Some people felt this entry had been cheated of the winning spot, but hey folks, that’s democracy. It might have been a bit limiting. In second place was this:
“The preceding e-mail message (including any attachments) contains information that may be confidential, may be protected by the attorney-client or other applicable privileges, or may constitute non-public information.”

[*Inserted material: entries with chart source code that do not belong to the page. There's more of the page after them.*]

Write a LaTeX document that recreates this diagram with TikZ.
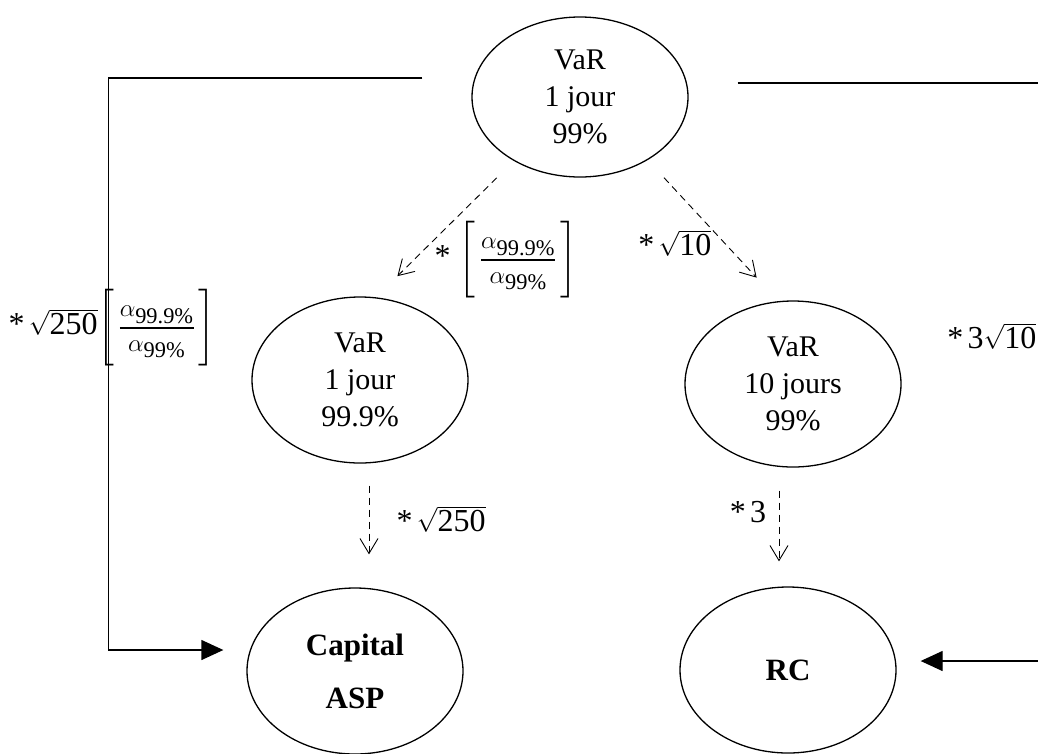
\documentclass[tikz,border=0pt]{standalone}
\usepackage{amsmath}
\usepackage{amssymb}
\usepackage{fontspec}
\setmainfont{Liberation Serif}
\usepackage{tikz}
\usetikzlibrary{arrows.meta,shapes.geometric}

\newcommand{\alratio}{\left[\,\dfrac{\alpha_{\text{99.9\%}}}{\alpha_{\text{99\%}}}\vcenter{\hbox{\rule{0pt}{80pt}}}\,\right]}
\newcommand{\fois}{\text{*}\,}

\begin{document}
\begin{tikzpicture}[x=1pt,y=-1pt,
    line width=1.3pt,
    mesure/.style={ellipse,draw,inner sep=0pt,minimum width=216pt,minimum height=166pt,
      align=center,font=\fontsize{30}{37}\selectfont},
    resultat/.style={mesure,font=\fontsize{31}{53}\selectfont\bfseries},
    coef/.style={inner sep=0pt,font=\fontsize{32}{38}\selectfont},
    dasharrow/.style={line width=0.9pt,dash pattern=on 7pt off 5pt,
      -{Straight Barb[length=15pt,width=18pt,line width=0.9pt]}},
    flow/.style={-{Triangle[length=22pt,width=20pt]}}]
    \useasboundingbox (0,0) rectangle (1038,753);
    % les mesures
    \node[mesure,minimum height=160pt] (top) at (580,97) {VaR\\1 jour\\99\%};
    \node[mesure] (mleft) at (360,380) {VaR\\1 jour\\99.9\%};
    \node[mesure] (mright) at (793,384) {VaR\\10 jours\\99\%};
    \node[resultat] (asp) at (355,671) {Capital\\ASP};
    \node[resultat] (rc) at (788,670) {RC};
    % passages
    \draw[dasharrow,shorten <=24pt,shorten >=30pt] (top.224) -- (mleft.79);
    \draw[dasharrow,shorten <=24pt,shorten >=32pt] (top.317) -- (mright.100);
    \draw[dasharrow,shorten <=22pt,shorten >=33pt] ([xshift=9pt]mleft.south) -- ([xshift=14pt]asp.north);
    \draw[dasharrow,shorten <=23pt,shorten >=25pt] ([xshift=-14pt]mright.south) -- ([xshift=-9pt]rc.north);
    \draw[flow] ([xshift=-49pt,yshift=19pt]top.west) -- ++(-314,0) |- ([xshift=-23pt,yshift=21pt]asp.west);
    \draw[flow] ([xshift=49pt,yshift=14pt]top.east) -- ++(330,0) |- ([xshift=24pt,yshift=9pt]rc.east);
    % coefficients
    \node[coef,anchor=west] (kleft) at (8,328) {$\fois\sqrt{\text{250}}\!\alratio$};
    \node[coef] (kmid) at (506,260) {$\fois\alratio$};
    \node[coef,anchor=east] (kten) at (712,243) {$\fois\sqrt{\text{10}}$};
    \node[coef,anchor=east] (kthree) at (1037,336) {$\fois\text{3}\sqrt{\text{10}}$};
    \node[coef,anchor=west] (ksqrt) at (396,519) {$\fois\sqrt{\text{250}}$};
    \node[coef] (kdix) at (748,512) {$\fois\text{3}$};
\end{tikzpicture}
\end{document}
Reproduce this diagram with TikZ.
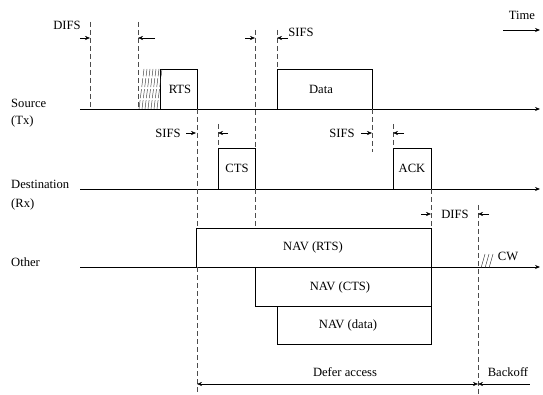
\documentclass[tikz,border=0pt]{standalone}
\usepackage{fontspec}
\setmainfont{Liberation Serif}
\usetikzlibrary{arrows.meta}

\begin{document}
\begin{tikzpicture}[x=1pt,y=-1pt,>={Stealth[length=5pt,width=4pt]},
  lbl/.style={font=\fontsize{12.6}{14}\selectfont,inner sep=0pt},
  guide/.style={black!70,dash pattern=on 5pt off 3pt},
  frame/.style={thick}]
\useasboundingbox (0,0) rectangle (543,395);

% time axes
\draw[thick,->] (80,109) -- (540,109);
\draw[thick,->] (80,189) -- (540,189);
\draw[thick,->] (80,267) -- (540,267);
\draw[thick,->] (503,30) -- (540,30);
\node[lbl] (time) at (522,15) {Time};

% station names
\node[lbl,anchor=west] (src) at (11,103) {Source};
\node[lbl,anchor=west] (srctx) at (11,121) {(Tx)};
\node[lbl,anchor=west] (dst) at (11,184) {Destination};
\node[lbl,anchor=west] (dstrx) at (11,204) {(Rx)};
\node[lbl,anchor=west] (oth) at (11,262) {Other};

% frames
\draw[frame] (160,109) -- (160,69) -- (197,69) -- (197,109);
\node[lbl] (rts) at (180,89) {RTS};
\draw[frame] (277,109) -- (277,69) -- (372,69) -- (372,109);
\node[lbl] (data) at (321,89) {Data};
\draw[frame] (218,189) -- (218,148) -- (255,148) -- (255,189);
\node[lbl] (cts) at (237,168) {CTS};
\draw[frame] (393,189) -- (393,148) -- (431,148) -- (431,189);
\node[lbl] (ack) at (412,168) {ACK};

% NAV boxes
\draw[frame] (196,267) -- (196,228) -- (431,228) -- (431,267);
\node[lbl] (navrts) at (313,247) {NAV (RTS)};
\draw[frame] (255,267) -- (255,306) -- (431,306) -- (431,267);
\node[lbl] (navcts) at (340,287) {NAV (CTS)};
\draw[frame] (277,306) -- (277,344) -- (431,344) -- (431,306);
\node[lbl] (navdata) at (348,325) {NAV (data)};

% backoff slots
\foreach \x in {139,142,...,157}
  \draw[black!85,dash pattern=on 9pt off 2pt] (\x,109) -- (\x+5,69);
\foreach \x in {481,485,489}
  \draw[black!85] (\x,268) -- (\x+4,254);
\node[lbl] (cw) at (508,256) {CW};

% dashed guides
\draw[guide] (90,22) -- (90,109);
\draw[guide] (138,22) -- (138,109);
\draw[guide] (197,109) -- (197,228);
\draw[guide] (197,267) -- (197,392);
\draw[guide] (218,124) -- (218,148);
\draw[guide] (255,30) -- (255,148);
\draw[guide] (255,189) -- (255,228);
\draw[guide] (277,30) -- (277,69);
\draw[guide] (372,109) -- (372,152);
\draw[guide] (393,124) -- (393,148);
\draw[guide] (431,189) -- (431,228);
\draw[guide] (478,205) -- (478,395);

% interframe spaces
\node[lbl] (difsa) at (67,25) {DIFS};
\draw[->] (80,38) -- (90,38);
\draw[->] (155,38) -- (138,38);
\node[lbl] (sifsa) at (301,32) {SIFS};
\draw[->] (245,38) -- (255,38);
\draw[->] (288,38) -- (277,38);
\node[lbl] (sifsb) at (168,133) {SIFS};
\draw[->] (186,133) -- (196,133);
\draw[->] (228,133) -- (218,133);
\node[lbl] (sifsc) at (342,133) {SIFS};
\draw[->] (361,133) -- (372,133);
\draw[->] (404,133) -- (393,133);
\node[lbl] (difsb) at (455,214) {DIFS};
\draw[->] (421,214) -- (431,214);
\draw[->] (489,214) -- (478,214);

% defer and backoff
\draw[<->] (197,384) -- (478,384);
\draw[<-] (478,384) -- (530,384);
\node[lbl] (defer) at (345,372) {Defer access};
\node[lbl] (boff) at (508,372) {Backoff};

\end{tikzpicture}
\end{document}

In the end this entry was disqualified, because an investigative journalist from The Sun exposed the fact that the writer who submitted that entry hadn’t actually made it up themselves, and everyone was frankly relieved because a) it showed that not only were tabloid journalists still able to expose such heinous immoral wrongdoing, and b) it wasn’t that good anyway. So in the end, with fanfares and whistles blowing, and a ticker tape parade of marines on a bus all the way down the Mall, the UK’s Official Best Opening Sentence to a Novel was revealed as:
“I was standing outside the kebab shop.”
A.S. Byatt said “I am delighted that all my novels will now begin with this perfectly formed sentence resonant with infinite potential; I feel it is destined to become as British a phrase as ‘fish and chips’ or ‘Nathan, can you put your iPhone away please, we’re eating lunch now.’” And for once, Katie Price agreed with her.
Which is why if you are in Britain, and currently writing a novel, the Government has at least made one part of it easy for you. There is only one way you are legally allowed to begin your novel. So get out your notepad, write down “I was standing outside the kebab shop” and hey presto- only another 79, 994 words to go! Good luck.